Preface
The present poem dates back to the months following the end of my protracted undergraduate education. During this time I had lived with Eric Brooks, and we had quickly become spiritual fell0w-travelers in the way young people will always become fellow-travelers. We also struggled together to find the means to constitute a brilliant new literary movement, and meanwhile had many adventures I would not have credited before the fact.
In the hope of somehow launching a program to build a literature, the terrible task we had set ourselves, I wrote The Minaret over about four years. For some time prior to this period I had been powerfully impressed by the passage of life in time and of the episodes in the world's and my own daylong life, and the possible meanings of all this as against my own and the world's hopes, visions, divisions and attachments. In beginning this poem I hoped to wed these stirrings and impressions with my own growing desire to unfold an ambitious new work that would serve for my own quizzical words to the world, even if I failed to produce anything else afterward. Beyond this smaller desire, though, I hoped to also produce something that would advance the "cause" and jostle itself into the current epoch of letters like a new and strangely formed animal. At that time I already had a rough idea of how the thing would go, but in the succeeding seasons and years I only infrequently returned to The Minaret with new ideas for a passage or a whole "canto." Of the nine pieces with their Roman numerals that make up the poem, the first two are older than the next two by more time than I'm happy to say, and so on to number IX. I made difficult progress, insisting I'd carry through this work while doubting I'd ever have the ideas that would move it along.

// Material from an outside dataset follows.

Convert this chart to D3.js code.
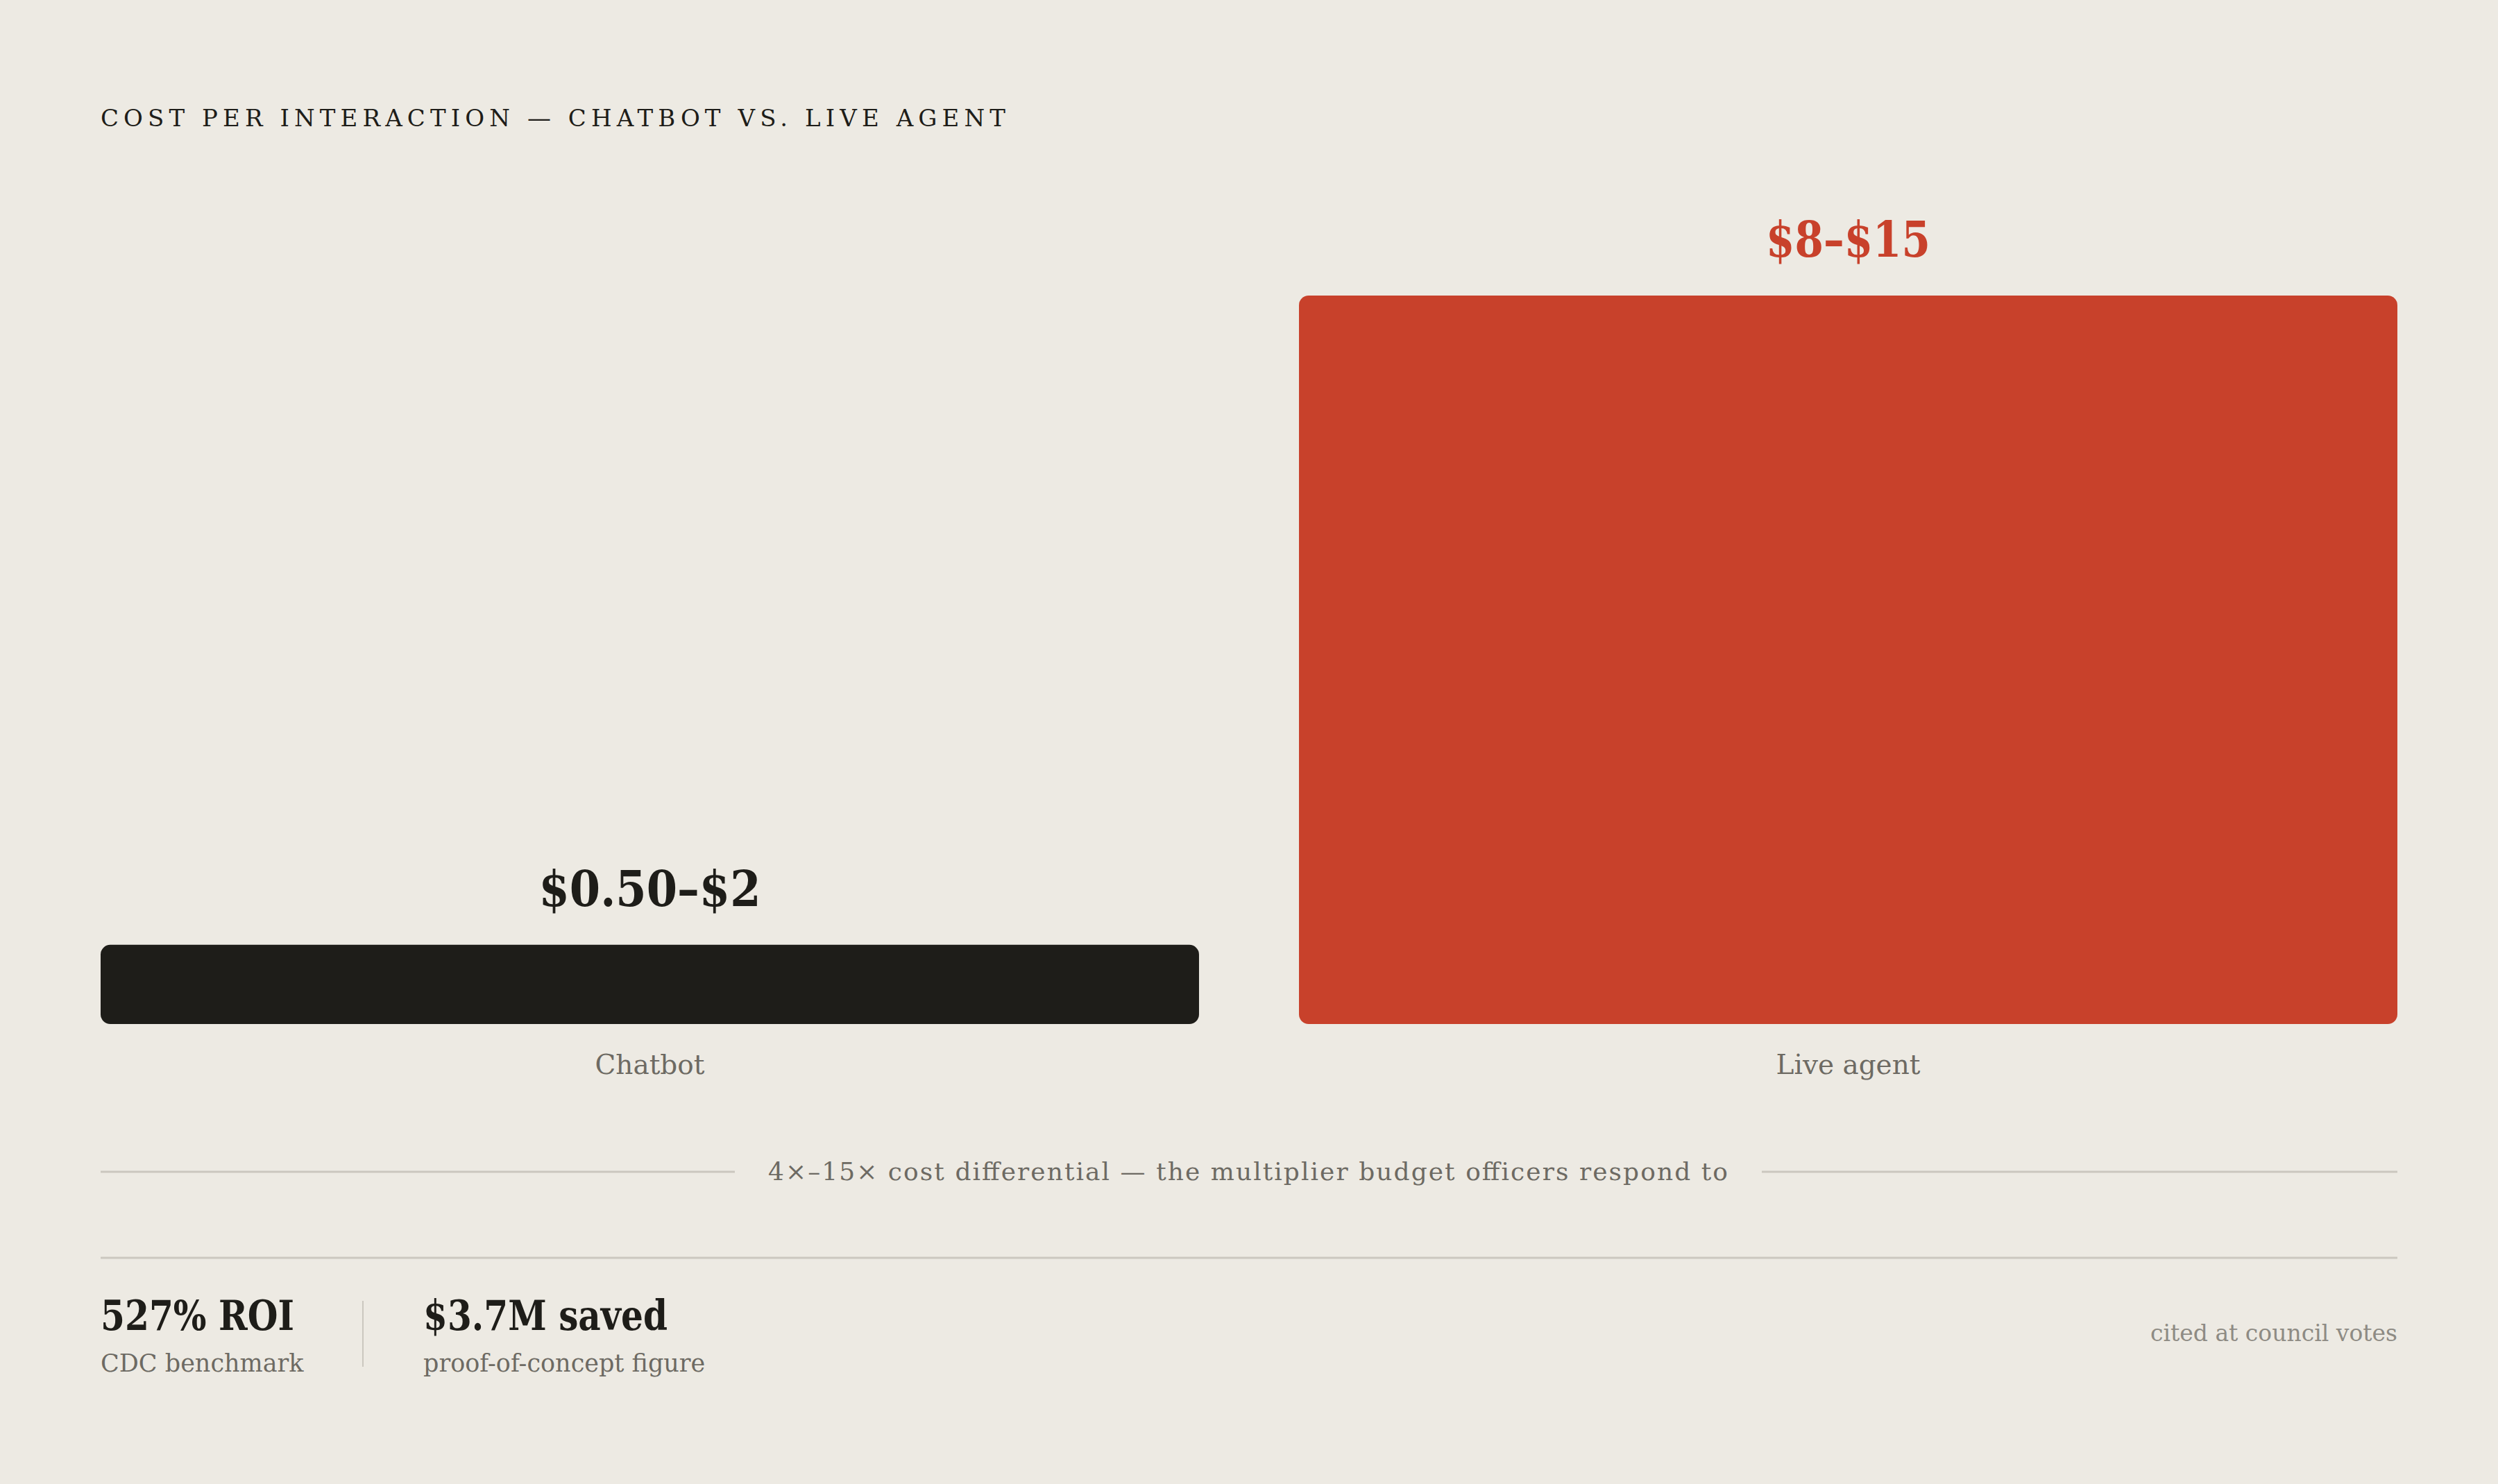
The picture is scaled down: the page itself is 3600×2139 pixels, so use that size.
<!DOCTYPE html>
<html>
<head>
<meta charset="utf-8">
<script src="https://cdn.jsdelivr.net/npm/d3@7"></script>
<style>
  html, body { margin: 0; padding: 0; background: #edeae3; }
  svg { display: block; }
  text { font-family: "DejaVu Serif", serif; }
</style>
</head>
<body>
<svg id="chart"></svg>
<script>
    'use strict';

    // chart values
    var categories = ['Chatbot', 'Live agent'],
        lowCost = [0.5, 8],
        highCost = [2, 15],
        valueLabels = ['$0.50\u2013$2', '$8\u2013$15'],
        statValues = ['527% ROI', '$3.7M saved'],
        statNotes = ['CDC benchmark', 'proof-of-concept figure'];

    var title = 'COST PER INTERACTION \u2014 CHATBOT VS. LIVE AGENT',
        differential = '4\u00d7\u201315\u00d7 cost differential \u2014 the multiplier budget officers respond to',
        sourceNote = 'cited at council votes';

    var W = 3600, H = 2139,
        left = 145, right = 3455,
        barBottom = 1476, barTop = 426,
        ink = '#1e1d19', red = '#c8412b', grey = '#6d6a63', pale = '#8e8b84', rule = '#cbc7bf';

    // DejaVu runs wider than the original face, so the bold figures get squeezed to fit
    var valueWidths = [320, 237],
        statWidths = [279, 352],
        statX = [left, 610];

    var mids = categories.map(function (c, i) { return (lowCost[i] + highCost[i]) / 2; });

    var svg = d3.select('#chart')
        .attr('width', W)
        .attr('height', H)
        .attr('viewBox', '0 0 ' + W + ' ' + H);

    svg.append('rect')
        .attr('width', W).attr('height', H)
        .attr('fill', '#edeae3');

    // title
    svg.append('text')
        .attr('x', left).attr('y', 182)
        .attr('textLength', 1304)
        .attr('lengthAdjust', 'spacing')
        .style('font-size', '34px')
        .style('fill', ink)
        .text(title);

    var x = d3.scaleBand()
        .domain(categories)
        .range([left, right])
        .paddingInner(0.0834);

    var y = d3.scaleLinear()
        .domain([0, d3.max(mids)])
        .range([barBottom, barTop]);

    var bars = svg.append('g').attr('class', 'bars')
        .selectAll('g')
        .data(categories)
        .join('g');

    bars.append('rect')
        .attr('x', function (d) { return x(d); })
        .attr('y', function (d, i) { return y(mids[i]); })
        .attr('width', x.bandwidth())
        .attr('height', function (d, i) { return y(0) - y(mids[i]); })
        .attr('rx', 14).attr('ry', 14)
        .attr('fill', function (d, i) { return i === 1 ? red : ink; });

    bars.append('text')
        .attr('x', function (d) { return x(d) + x.bandwidth() / 2; })
        .attr('y', function (d, i) { return y(mids[i]) - 56; })
        .attr('text-anchor', 'middle')
        .attr('textLength', function (d, i) { return valueWidths[i]; })
        .attr('lengthAdjust', 'spacingAndGlyphs')
        .style('font-size', '71px')
        .style('font-weight', 'bold')
        .style('fill', function (d, i) { return i === 1 ? red : ink; })
        .text(function (d, i) { return valueLabels[i]; });

    bars.append('text')
        .attr('x', function (d) { return x(d) + x.bandwidth() / 2; })
        .attr('y', 1548)
        .attr('text-anchor', 'middle')
        .style('font-size', '39px')
        .style('fill', grey)
        .text(function (d) { return d; });

    // differential caption between two hairlines
    svg.append('line')
        .attr('x1', left).attr('x2', 1059)
        .attr('y1', 1689).attr('y2', 1689)
        .attr('stroke', rule).attr('stroke-width', 3);
    svg.append('line')
        .attr('x1', 2539).attr('x2', right)
        .attr('y1', 1689).attr('y2', 1689)
        .attr('stroke', rule).attr('stroke-width', 3);
    svg.append('text')
        .attr('x', 1107).attr('y', 1701)
        .attr('textLength', 1383)
        .attr('lengthAdjust', 'spacing')
        .style('font-size', '36px')
        .style('fill', grey)
        .text(differential);

    // footer
    svg.append('line')
        .attr('x1', left).attr('x2', right)
        .attr('y1', 1813).attr('y2', 1813)
        .attr('stroke', rule).attr('stroke-width', 3);

    var stat = svg.append('g').selectAll('g')
        .data(statValues)
        .join('g')
        .attr('transform', function (d, i) { return 'translate(' + statX[i] + ',0)'; });

    stat.append('text')
        .attr('y', 1917)
        .attr('textLength', function (d, i) { return statWidths[i]; })
        .attr('lengthAdjust', 'spacingAndGlyphs')
        .style('font-size', '59px')
        .style('font-weight', 'bold')
        .style('fill', ink)
        .text(function (d) { return d; });

    stat.append('text')
        .attr('y', 1977)
        .style('font-size', '35px')
        .style('fill', grey)
        .text(function (d, i) { return statNotes[i]; });

    svg.append('line')
        .attr('x1', 523).attr('x2', 523)
        .attr('y1', 1875).attr('y2', 1970)
        .attr('stroke', rule).attr('stroke-width', 2);

    svg.append('text')
        .attr('x', right).attr('y', 1933)
        .attr('text-anchor', 'end')
        .style('font-size', '33px')
        .style('fill', pale)
        .text(sourceNote);
</script>
</body>
</html>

The image of the minaret first arose from my memory of a structure built by the Liechtenstein family on one of their former estates in the present-day Czech Republic. At the time I was studying field archaeology in Moravia. This "minaret" is a central feature of the sprawling castle gardens at Lednice. Of course it is not a "working" minaret, and was never part of the religious life of any community. Having set down this testimony I would like to also clarify that while the tower in my poem points heavenward, I do not intend for the image of this minaret to sally forth and establish an apologetic or polemical position. There is in this poem no discussion of the differences between the world's great religions, or of questions of religious experience or practice, of the ill-used "way(s) to God," or of the destiny of social and civilisational history, and nor do I express here my own views on the vexed questions that have come down to us. I have likely kept all this too far out of mind while slowly adding to the poem in recent years.
We read that we are each to work out our own salvation with "fear and trembling," and my present poem is largely about the "fear and trembling" that precede the fear and trembling of this verse. It is also at pains to make sense in verse of a number of personal impressions and memories, with reference to some favorite haunts in my own reading. Naturally these "cantos" found their own themes and preoccupations, their own diction and imagery, over time, so that I'm about to back off from the labyrinth-in-an-otherworld that grew up around the poem, and can only hope that something true and real catches your eye in its windings.